**Exercise details**
Omit all images, then return the remaining material exactly as it stands.

**Dataset content**
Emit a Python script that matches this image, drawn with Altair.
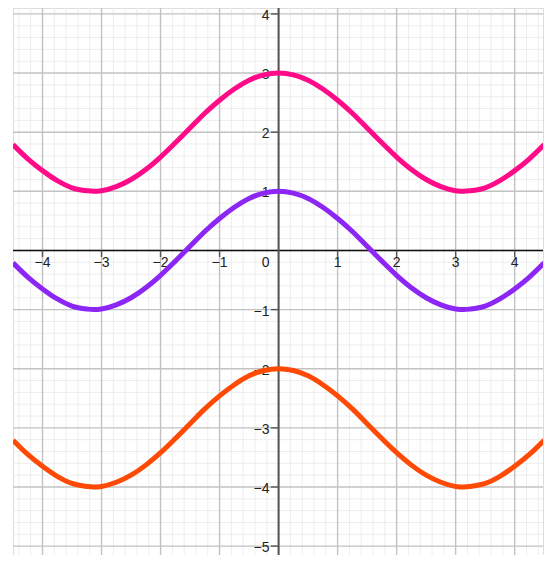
import altair as alt
import numpy as np
import pandas as pd

# x positions
xs = [-4.5, -4.25, -4.0, -3.75, -3.5, -3.25, -3.14, -3.0, -2.75, -2.5, -2.25, -2.0,
      -1.75, -1.5, -1.25, -1.0, -0.75, -0.5, -0.25, 0.0, 0.25, 0.5, 0.75, 1.0,
      1.25, 1.5, 1.75, 2.0, 2.25, 2.5, 2.75, 3.0, 3.14, 3.25, 3.5, 3.75, 4.0,
      4.25, 4.5]
# pink curve (top)
pink = [1.79, 1.55, 1.35, 1.18, 1.06, 1.01, 1.0, 1.01, 1.08, 1.2, 1.37, 1.58,
        1.82, 2.07, 2.32, 2.54, 2.73, 2.88, 2.97, 3.0, 2.97, 2.88, 2.73, 2.54,
        2.32, 2.07, 1.82, 1.58, 1.37, 1.2, 1.08, 1.01, 1.0, 1.01, 1.06, 1.18,
        1.35, 1.55, 1.79]
# purple curve (middle)
purple = [-0.21, -0.45, -0.65, -0.82, -0.94, -0.99, -1.0, -0.99, -0.92, -0.8, -0.63, -0.42,
          -0.18, 0.07, 0.32, 0.54, 0.73, 0.88, 0.97, 1.0, 0.97, 0.88, 0.73, 0.54,
          0.32, 0.07, -0.18, -0.42, -0.63, -0.8, -0.92, -0.99, -1.0, -0.99, -0.94, -0.82,
          -0.65, -0.45, -0.21]
# orange curve (bottom)
orange = [-3.21, -3.45, -3.65, -3.82, -3.94, -3.99, -4.0, -3.99, -3.92, -3.8, -3.63, -3.42,
          -3.18, -2.93, -2.68, -2.46, -2.27, -2.12, -2.03, -2.0, -2.03, -2.12, -2.27, -2.46,
          -2.68, -2.93, -3.18, -3.42, -3.63, -3.8, -3.92, -3.99, -4.0, -3.99, -3.94, -3.82,
          -3.65, -3.45, -3.21]

series_names = ["pink", "purple", "orange"]
series_colors = ["#FF0A88", "#8B26F5", "#FF4A05"]

x_tick_vals = [-4, -3, -2, -1, 1, 2, 3, 4]
y_tick_vals = [-5, -4, -3, -2, -1, 1, 2, 3, 4]

XDOM = [-4.5, 4.48]
YDOM = [-5.15, 4.1]
W, H = 530, 547

xs_scale = alt.Scale(domain=XDOM, nice=False, zero=False)
ys_scale = alt.Scale(domain=YDOM, nice=False, zero=False)
X = lambda f: alt.X(f, type="quantitative", scale=xs_scale, axis=None)
Y = lambda f: alt.Y(f, type="quantitative", scale=ys_scale, axis=None)

def lab(v):
    return ("\u2212" + str(abs(v))) if v < 0 else str(v)

# grid
minor_x = [v for v in np.round(np.arange(-4.4, 4.41, 0.2), 1) if abs(v - round(v)) > 1e-6]
minor_y = [v for v in np.round(np.arange(-5.0, 4.01, 0.2), 1) if abs(v - round(v)) > 1e-6]
major_x = list(range(-4, 5))
major_y = list(range(-5, 5))

minor_vx = alt.Chart(pd.DataFrame({"gx": minor_x})).mark_rule(color="#ededed", strokeWidth=1).encode(x=X("gx"))
minor_hy = alt.Chart(pd.DataFrame({"gy": minor_y})).mark_rule(color="#ededed", strokeWidth=1).encode(y=Y("gy"))
major_vx = alt.Chart(pd.DataFrame({"gx": major_x})).mark_rule(color="#c2c2c2", strokeWidth=1.4).encode(x=X("gx"))
major_hy = alt.Chart(pd.DataFrame({"gy": major_y})).mark_rule(color="#c2c2c2", strokeWidth=1.4).encode(y=Y("gy"))

axis_x = alt.Chart(pd.DataFrame({"gy": [0]})).mark_rule(color="#111111", strokeWidth=1.6).encode(y=Y("gy"))
axis_y = alt.Chart(pd.DataFrame({"gx": [0]})).mark_rule(color="#555555", strokeWidth=2).encode(x=X("gx"))

# ticks
yt = pd.DataFrame({"x0": [0] * len(y_tick_vals), "x1": [-0.13] * len(y_tick_vals), "y": y_tick_vals})
y_ticks = alt.Chart(yt).mark_rule(color="#555555", strokeWidth=1.4).encode(x=X("x1"), x2="x0:Q", y=Y("y"))
xt = pd.DataFrame({"y0": [0] * len(x_tick_vals), "y1": [-0.11] * len(x_tick_vals), "x": x_tick_vals})
x_ticks = alt.Chart(xt).mark_rule(color="#555555", strokeWidth=1.4).encode(y=Y("y1"), y2="y0:Q", x=X("x"))

# labels
xl = pd.DataFrame({"x": x_tick_vals, "y": [0] * len(x_tick_vals), "t": [lab(v) for v in x_tick_vals]})
x_labels = alt.Chart(xl).mark_text(font="Liberation Sans", fontSize=14, color="#222222",
                                   align="center", baseline="middle", dy=13).encode(x=X("x"), y=Y("y"), text="t:N")
yl = pd.DataFrame({"x": [0] * len(y_tick_vals), "y": y_tick_vals, "t": [lab(v) for v in y_tick_vals]})
y_labels = alt.Chart(yl).mark_text(font="Liberation Sans", fontSize=14, color="#222222",
                                   align="right", baseline="middle", dx=-9, dy=2).encode(x=X("x"), y=Y("y"), text="t:N")
ol = pd.DataFrame({"x": [0], "y": [0], "t": ["0"]})
o_label = alt.Chart(ol).mark_text(font="Liberation Sans", fontSize=14, color="#222222",
                                  align="center", baseline="middle", dx=-13, dy=13).encode(x=X("x"), y=Y("y"), text="t:N")

# curves
rows = []
for name, vals in zip(series_names, [pink, purple, orange]):
    for i, (xv, yv) in enumerate(zip(xs, vals)):
        rows.append({"x": xv, "y": yv, "s": name, "i": i})
df = pd.DataFrame(rows)
curves = alt.Chart(df).mark_line(strokeWidth=5, interpolate="monotone", clip=True).encode(
    x=X("x"), y=Y("y"),
    color=alt.Color("s:N", scale=alt.Scale(domain=series_names, range=series_colors), legend=None),
    detail="s:N", order="i:Q")

chart = alt.layer(minor_vx, minor_hy, major_vx, major_hy, axis_x, axis_y, y_ticks, x_ticks,
                  x_labels, y_labels, o_label, curves).properties(
    width=W, height=H,
    autosize=alt.AutoSizeParams(type="none"),
    padding={"left": 5, "top": 0, "right": 2, "bottom": 0},
).configure_view(stroke=None).configure(background="white")

chart.save("out.html", embed_options={"renderer": "svg", "actions": False})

**Exercise result**
Emit a Python script that matches this image, drawn with Altair.
import altair as alt
import numpy as np
import pandas as pd

# x positions
xs = [-4.5, -4.25, -4.0, -3.75, -3.5, -3.25, -3.14, -3.0, -2.75, -2.5, -2.25, -2.0,
      -1.75, -1.5, -1.25, -1.0, -0.75, -0.5, -0.25, 0.0, 0.25, 0.5, 0.75, 1.0,
      1.25, 1.5, 1.75, 2.0, 2.25, 2.5, 2.75, 3.0, 3.14, 3.25, 3.5, 3.75, 4.0,
      4.25, 4.5]
# pink curve (top)
pink = [1.79, 1.55, 1.35, 1.18, 1.06, 1.01, 1.0, 1.01, 1.08, 1.2, 1.37, 1.58,
        1.82, 2.07, 2.32, 2.54, 2.73, 2.88, 2.97, 3.0, 2.97, 2.88, 2.73, 2.54,
        2.32, 2.07, 1.82, 1.58, 1.37, 1.2, 1.08, 1.01, 1.0, 1.01, 1.06, 1.18,
        1.35, 1.55, 1.79]
# purple curve (middle)
purple = [-0.21, -0.45, -0.65, -0.82, -0.94, -0.99, -1.0, -0.99, -0.92, -0.8, -0.63, -0.42,
          -0.18, 0.07, 0.32, 0.54, 0.73, 0.88, 0.97, 1.0, 0.97, 0.88, 0.73, 0.54,
          0.32, 0.07, -0.18, -0.42, -0.63, -0.8, -0.92, -0.99, -1.0, -0.99, -0.94, -0.82,
          -0.65, -0.45, -0.21]
# orange curve (bottom)
orange = [-3.21, -3.45, -3.65, -3.82, -3.94, -3.99, -4.0, -3.99, -3.92, -3.8, -3.63, -3.42,
          -3.18, -2.93, -2.68, -2.46, -2.27, -2.12, -2.03, -2.0, -2.03, -2.12, -2.27, -2.46,
          -2.68, -2.93, -3.18, -3.42, -3.63, -3.8, -3.92, -3.99, -4.0, -3.99, -3.94, -3.82,
          -3.65, -3.45, -3.21]

series_names = ["pink", "purple", "orange"]
series_colors = ["#FF0A88", "#8B26F5", "#FF4A05"]

x_tick_vals = [-4, -3, -2, -1, 1, 2, 3, 4]
y_tick_vals = [-5, -4, -3, -2, -1, 1, 2, 3, 4]

XDOM = [-4.5, 4.48]
YDOM = [-5.15, 4.1]
W, H = 530, 547

xs_scale = alt.Scale(domain=XDOM, nice=False, zero=False)
ys_scale = alt.Scale(domain=YDOM, nice=False, zero=False)
X = lambda f: alt.X(f, type="quantitative", scale=xs_scale, axis=None)
Y = lambda f: alt.Y(f, type="quantitative", scale=ys_scale, axis=None)

def lab(v):
    return ("\u2212" + str(abs(v))) if v < 0 else str(v)

# grid
minor_x = [v for v in np.round(np.arange(-4.4, 4.41, 0.2), 1) if abs(v - round(v)) > 1e-6]
minor_y = [v for v in np.round(np.arange(-5.0, 4.01, 0.2), 1) if abs(v - round(v)) > 1e-6]
major_x = list(range(-4, 5))
major_y = list(range(-5, 5))

minor_vx = alt.Chart(pd.DataFrame({"gx": minor_x})).mark_rule(color="#ededed", strokeWidth=1).encode(x=X("gx"))
minor_hy = alt.Chart(pd.DataFrame({"gy": minor_y})).mark_rule(color="#ededed", strokeWidth=1).encode(y=Y("gy"))
major_vx = alt.Chart(pd.DataFrame({"gx": major_x})).mark_rule(color="#c2c2c2", strokeWidth=1.4).encode(x=X("gx"))
major_hy = alt.Chart(pd.DataFrame({"gy": major_y})).mark_rule(color="#c2c2c2", strokeWidth=1.4).encode(y=Y("gy"))

axis_x = alt.Chart(pd.DataFrame({"gy": [0]})).mark_rule(color="#111111", strokeWidth=1.6).encode(y=Y("gy"))
axis_y = alt.Chart(pd.DataFrame({"gx": [0]})).mark_rule(color="#555555", strokeWidth=2).encode(x=X("gx"))

# ticks
yt = pd.DataFrame({"x0": [0] * len(y_tick_vals), "x1": [-0.13] * len(y_tick_vals), "y": y_tick_vals})
y_ticks = alt.Chart(yt).mark_rule(color="#555555", strokeWidth=1.4).encode(x=X("x1"), x2="x0:Q", y=Y("y"))
xt = pd.DataFrame({"y0": [0] * len(x_tick_vals), "y1": [-0.11] * len(x_tick_vals), "x": x_tick_vals})
x_ticks = alt.Chart(xt).mark_rule(color="#555555", strokeWidth=1.4).encode(y=Y("y1"), y2="y0:Q", x=X("x"))

# labels
xl = pd.DataFrame({"x": x_tick_vals, "y": [0] * len(x_tick_vals), "t": [lab(v) for v in x_tick_vals]})
x_labels = alt.Chart(xl).mark_text(font="Liberation Sans", fontSize=14, color="#222222",
                                   align="center", baseline="middle", dy=13).encode(x=X("x"), y=Y("y"), text="t:N")
yl = pd.DataFrame({"x": [0] * len(y_tick_vals), "y": y_tick_vals, "t": [lab(v) for v in y_tick_vals]})
y_labels = alt.Chart(yl).mark_text(font="Liberation Sans", fontSize=14, color="#222222",
                                   align="right", baseline="middle", dx=-9, dy=2).encode(x=X("x"), y=Y("y"), text="t:N")
ol = pd.DataFrame({"x": [0], "y": [0], "t": ["0"]})
o_label = alt.Chart(ol).mark_text(font="Liberation Sans", fontSize=14, color="#222222",
                                  align="center", baseline="middle", dx=-13, dy=13).encode(x=X("x"), y=Y("y"), text="t:N")

# curves
rows = []
for name, vals in zip(series_names, [pink, purple, orange]):
    for i, (xv, yv) in enumerate(zip(xs, vals)):
        rows.append({"x": xv, "y": yv, "s": name, "i": i})
df = pd.DataFrame(rows)
curves = alt.Chart(df).mark_line(strokeWidth=5, interpolate="monotone", clip=True).encode(
    x=X("x"), y=Y("y"),
    color=alt.Color("s:N", scale=alt.Scale(domain=series_names, range=series_colors), legend=None),
    detail="s:N", order="i:Q")

chart = alt.layer(minor_vx, minor_hy, major_vx, major_hy, axis_x, axis_y, y_ticks, x_ticks,
                  x_labels, y_labels, o_label, curves).properties(
    width=W, height=H,
    autosize=alt.AutoSizeParams(type="none"),
    padding={"left": 5, "top": 0, "right": 2, "bottom": 0},
).configure_view(stroke=None).configure(background="white")

chart.save("out.html", embed_options={"renderer": "svg", "actions": False})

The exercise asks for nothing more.